# Directive:
Search the material for the word "chart" and copy each line that holds it.
----------------------------------------
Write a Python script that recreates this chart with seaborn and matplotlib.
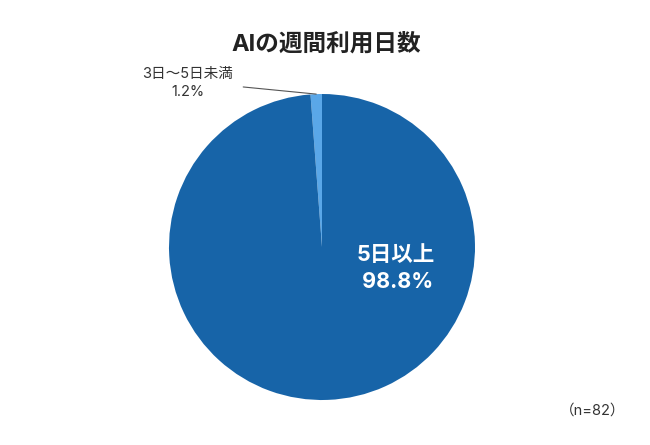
import numpy as np
import matplotlib.pyplot as plt
import seaborn as sns

labels = ["3日〜5日未満", "5日以上"]
shares = [1.2, 98.8]
colors = ["#5AA7E8", "#1764A8"]
title = "AIの週間利用日数"
note = "（n=82）"

sns.set_theme(style="white")
plt.rcParams['font.family'] = ['Inter', 'Noto Sans CJK JP', 'DejaVu Sans']

fig = plt.figure(figsize=(6.5, 4.45), dpi=100)
ax = fig.add_axes([169 / 650, 45 / 445, 306 / 650, 306 / 445])

wedges, _ = ax.pie(shares, colors=colors, startangle=90, counterclock=True,
                   radius=1.0, wedgeprops=dict(linewidth=0))
ax.set_xlim(-1, 1)
ax.set_ylim(-1, 1)
ax.set_aspect("equal")
ax.axis("off")

# small slice: label outside with leader line
mid = np.deg2rad(90 + 360 * shares[0] / 100 / 2)
ax.annotate("", xy=(np.cos(mid), np.sin(mid)), xytext=(-0.515, 1.046),
            arrowprops=dict(arrowstyle="-", color="#555555", lw=0.8,
                            shrinkA=0, shrinkB=0),
            annotation_clip=False)
ax.text(-0.876, 1.07, f"{labels[0]}\n{shares[0]:.1f}%", ha="center", va="center",
        fontsize=10.5, color="#333333", clip_on=False, linespacing=1.35)

# big slice: label inside
ax.text(0.48, -0.14, f"{labels[1]}\n {shares[1]:.1f}%", ha="center", va="center",
        fontsize=15.5, fontweight="bold", color="white", linespacing=1.4)

fig.text(326 / 650, 1 - 44 / 445, title, ha="center", va="center",
         fontsize=17, fontweight="bold", color="#222222")
fig.text(593 / 650, 1 - 411 / 445, note, ha="center", va="center",
         fontsize=10.5, color="#333333")

fig.savefig("out.png", dpi=100)
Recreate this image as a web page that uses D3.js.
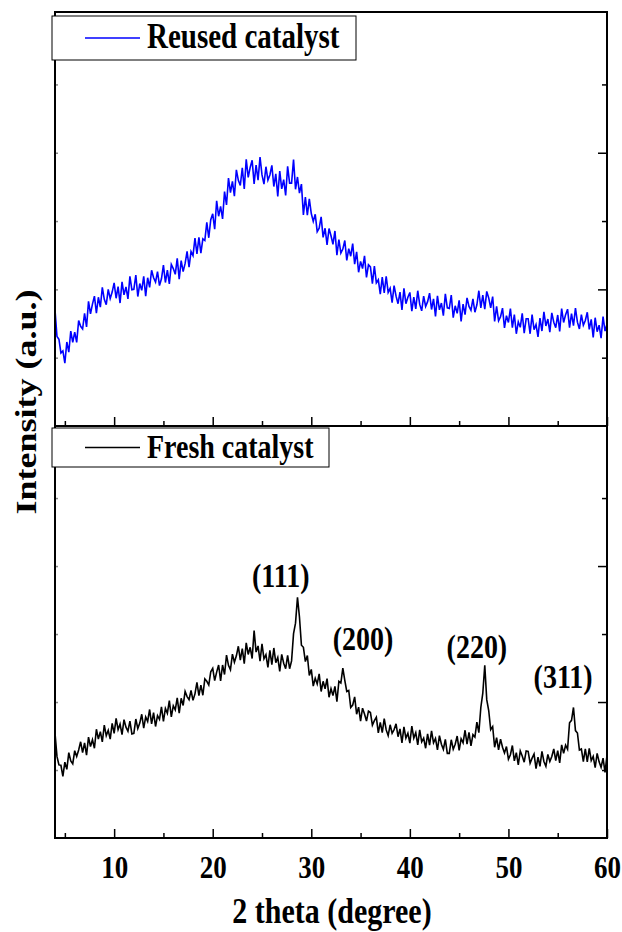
<!DOCTYPE html>
<html>
<head>
<meta charset="utf-8">
<script src="https://cdn.jsdelivr.net/npm/d3@7"></script>
<style>
    body { margin: 0; background: #fff; }
    text { font-family: "Liberation Serif", "Times New Roman", serif; font-weight: bold; fill: #000; }
</style>
</head>
<body>
<div id="chart"></div>
<script>
// XRD patterns, 2 theta from 4 to 60 deg, step 0.2 deg (counts)
const thetaStart = 4;
const thetaStep = 0.2;

const reusedCounts = [
    1700,1310,1270,1070,1100,920,1230,1080,1390,1225, 1375,1225,1545,1460,1420,1650,1450,1825,1640,1785,
    1900,1650,1885,1740,2030,1855,1775,2000,1865,1960, 2095,1870,2040,1800,2110,1920,2035,1860,2190,1995,
    2000,2210,1895,2085,1985,2190,1900,2170,2030,2280, 2170,2105,2260,2055,2155,2355,2100,2280,2080,2365,
    2305,2220,2455,2150,2420,2260,2380,2555,2325,2555, 2495,2750,2520,2760,2530,2740,2715,2980,2755,3020,
    3105,2880,3295,3070,3215,3030,3430,3235,3630,3415, 3580,3365,3750,3595,3520,3780,3470,3905,3640,3785,
    3890,3545,3820,3600,3935,3675,3540,3795,3600,3675, 3815,3505,3690,3360,3730,3470,3605,3375,3800,3555,
    3555,3900,3465,3645,3410,3540,3090,3350,3085,3325, 3110,2995,3100,2845,2895,3060,2760,2895,2650,2890,
    2785,2660,2855,2500,2730,2530,2590,2715,2425,2595, 2485,2670,2370,2550,2250,2410,2305,2490,2175,2360,
    2330,2085,2340,2095,2140,1930,2180,1950,2190,1955, 2015,1805,2055,1900,1790,1960,1700,2015,1790,1885,
    1955,1680,1885,1715,1980,1780,1685,1900,1750,1820, 1945,1705,1860,1605,1905,1700,1800,1615,1935,1730,
    1720,1915,1585,1760,1650,1840,1530,1785,1630,1875, 1750,1695,1860,1665,1775,1980,1730,1915,1710,1970,
    1875,1730,1895,1530,1750,1540,1600,1725,1435,1615, 1515,1720,1440,1630,1350,1525,1445,1650,1360,1570,
    1570,1350,1630,1410,1485,1305,1580,1390,1670,1465, 1565,1375,1655,1520,1440,1625,1385,1720,1515,1630,
    1710,1440,1645,1470,1725,1520,1420,1630,1475,1545, 1665,1415,1560,1295,1585,1380,1475,1285,1600,1390,
    1490
];

const freshCounts = [
    1545,1200,1075,1070,905,1115,1010,1255,1135,1090, 1285,1200,1295,1415,1255,1400,1220,1485,1345,1445,
    1320,1600,1455,1565,1415,1660,1505,1585,1455,1685, 1540,1760,1595,1675,1520,1740,1630,1570,1720,1530,
    1540,1750,1610,1690,1820,1615,1780,1715,1890,1680, 1845,1640,1800,1745,1930,1715,1905,1835,2020,1780,
    1945,1885,2060,1835,2055,1950,2155,2080,2035,2170, 2025,2120,2290,2095,2250,2100,2340,2305,2250,2445,
    2495,2315,2440,2545,2310,2545,2405,2690,2540,2475, 2705,2585,2680,2820,2615,2785,2565,2870,2700,2805,
    2640,3050,2735,2825,2600,2855,2635,2695,2510,2760, 2550,2795,2580,2655,2450,2700,2570,2490,2685,2490,
    2605,3005,3160,3540,3250,2835,2805,2595,2685,2390, 2480,2235,2350,2265,2415,2155,2305,2195,2345,2070,
    2195,2095,2230,2005,2305,2280,2500,2320,2155,2170, 1920,1955,2075,1820,1925,1720,1910,1825,1720,1865,
    1845,1660,1725,1775,1545,1700,1550,1755,1590,1505, 1665,1540,1595,1680,1490,1605,1400,1635,1470,1540,
    1395,1645,1470,1550,1370,1590,1415,1470,1320,1530, 1365,1575,1400,1465,1295,1505,1380,1305,1450,1245,
    1245,1445,1305,1380,1500,1290,1460,1400,1585,1380, 1555,1355,1520,1485,1705,1550,1920,2130,2540,2035,
    1875,1595,1640,1335,1475,1295,1455,1335,1250,1345, 1160,1225,1360,1135,1255,1075,1280,1205,1115,1280,
    1275,1100,1175,1235,1020,1190,1055,1275,1125,1055, 1230,1125,1200,1310,1140,1285,1105,1370,1245,1365,
    1305,1695,1730,1920,1580,1545,1295,1310,1125,1310, 1120,1320,1140,1200,1035,1245,1120,1040,1175,965,
    1215
];

const xDomain = [4, 60];
const xMajorTicks = [10, 20, 30, 40, 50, 60];
const xMinorTicks = [5, 15, 25, 35, 45, 55];
const yDomain = [0, 6060];
const yMajorTicks = [2000, 4000];
const yMinorTicks = [1000, 3000, 5000];

// Miller index labels, placed in data coordinates of the lower panel
const peakLabels = ['(111)', '(200)', '(220)', '(311)'];
const peakLabelTheta = [26.9, 35.25, 46.8, 55.55];
const peakLabelCounts = [3690, 2765, 2650, 2210];

// Layout
const W = 622, H = 932;
const plotLeft = 55, plotRight = 607, plotTop = 12, plotMid = 426, plotBottom = 838;
const stretch = 'scale(1,1.2)';

const svg = d3.select('#chart')
    .append('svg')
    .attr('width', W)
    .attr('height', H);

const x = d3.scaleLinear().domain(xDomain).range([plotLeft, plotRight]);
const yTop = d3.scaleLinear().domain(yDomain).range([plotMid, plotTop]);
const yBot = d3.scaleLinear().domain(yDomain).range([plotBottom, plotMid]);

const toPoints = arr => arr.map((v, i) => ({ theta: thetaStart + i * thetaStep, counts: v }));

svg.append('clipPath').attr('id', 'plot-clip')
    .append('rect')
    .attr('x', plotLeft).attr('y', plotTop)
    .attr('width', plotRight - plotLeft).attr('height', plotBottom - plotTop);

// Curves
const lineTop = d3.line().x(d => x(d.theta)).y(d => yTop(d.counts));
const lineBot = d3.line().x(d => x(d.theta)).y(d => yBot(d.counts));

svg.append('path')
    .datum(toPoints(reusedCounts))
    .attr('clip-path', 'url(#plot-clip)')
    .attr('fill', 'none')
    .attr('stroke', '#0000ff')
    .attr('stroke-width', 1.6)
    .attr('d', lineTop);

svg.append('path')
    .datum(toPoints(freshCounts))
    .attr('clip-path', 'url(#plot-clip)')
    .attr('fill', 'none')
    .attr('stroke', '#000')
    .attr('stroke-width', 1.6)
    .attr('d', lineBot);

// Axes (ticks pointing inward)
function tickAxis(axis, transform) {
    const g = svg.append('g').attr('transform', transform).call(axis);
    g.select('.domain').remove();
    g.selectAll('line').attr('stroke', '#000').attr('stroke-width', 1.5);
    return g;
}

const xAxisBottom = tickAxis(d3.axisBottom(x).tickValues(xMajorTicks).tickSize(-9).tickFormat(d3.format('d')),
    `translate(0,${plotBottom})`);
xAxisBottom.selectAll('text')
    .attr('y', 0).attr('dy', 0)
    .attr('transform', `translate(0,40) ${stretch}`)
    .style('font-size', '27px')
    .style('font-family', '"Liberation Serif", serif')
    .style('font-weight', 'bold');
tickAxis(d3.axisBottom(x).tickValues(xMinorTicks).tickSize(-5).tickFormat(''), `translate(0,${plotBottom})`);

tickAxis(d3.axisBottom(x).tickValues(xMajorTicks).tickSize(-9).tickFormat(''), `translate(0,${plotMid})`);
tickAxis(d3.axisBottom(x).tickValues(xMinorTicks).tickSize(-5).tickFormat(''), `translate(0,${plotMid})`);

[yTop, yBot].forEach(y => {
    tickAxis(d3.axisLeft(y).tickValues(yMajorTicks).tickSize(9).tickFormat(''), `translate(${plotRight},0)`);
    tickAxis(d3.axisLeft(y).tickValues(yMinorTicks).tickSize(5).tickFormat(''), `translate(${plotRight},0)`);
    tickAxis(d3.axisRight(y).tickValues(yMajorTicks.concat(yMinorTicks)).tickSize(3).tickFormat(''), `translate(${plotLeft},0)`)
        .selectAll('line').attr('stroke', '#888');
});

// Frame
svg.append('rect')
    .attr('x', plotLeft).attr('y', plotTop)
    .attr('width', plotRight - plotLeft).attr('height', plotBottom - plotTop)
    .attr('fill', 'none')
    .attr('stroke', '#000')
    .attr('stroke-width', 2);

svg.append('line')
    .attr('x1', plotLeft).attr('x2', plotRight)
    .attr('y1', plotMid).attr('y2', plotMid)
    .attr('stroke', '#000')
    .attr('stroke-width', 2);

// Legends
function legend(bx, by, bw, bh, color, label, size) {
    const g = svg.append('g');
    g.append('rect')
        .attr('x', bx).attr('y', by)
        .attr('width', bw).attr('height', bh)
        .attr('fill', '#fff')
        .attr('stroke', '#000')
        .attr('stroke-width', 1);
    g.append('line')
        .attr('x1', bx + 33).attr('x2', bx + 88)
        .attr('y1', by + bh / 2).attr('y2', by + bh / 2)
        .attr('stroke', color)
        .attr('stroke-width', 1.4);
    g.append('text')
        .attr('transform', `translate(${bx + 95},${by + bh / 2 + 10}) ${stretch}`)
        .style('font-size', size)
        .text(label);
}

legend(52, 16, 304, 44, '#0000ff', 'Reused catalyst', '29px');
legend(52, 428, 277, 39, '#000', 'Fresh catalyst', '28px');

// Peak labels
svg.selectAll('.peak')
    .data(peakLabels)
    .enter()
    .append('text')
    .attr('class', 'peak')
    .attr('text-anchor', 'middle')
    .attr('transform', (d, i) => `translate(${x(peakLabelTheta[i])},${yBot(peakLabelCounts[i])}) ${stretch}`)
    .style('font-size', '28px')
    .text(d => d);

// Axis titles
svg.append('text')
    .attr('text-anchor', 'middle')
    .attr('transform', `translate(332,923) ${stretch}`)
    .style('font-size', '30px')
    .text('2 theta (degree)');

svg.append('text')
    .attr('text-anchor', 'middle')
    .attr('transform', `translate(36,402) ${stretch} rotate(-90)`)
    .style('font-size', '30px')
    .text('Intensity (a.u.)');
</script>
</body>
</html>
----------------------------------------
# Exercise response:
Write a Python script that recreates this chart with seaborn and matplotlib.
<div id="chart"></div>
const svg = d3.select('#chart')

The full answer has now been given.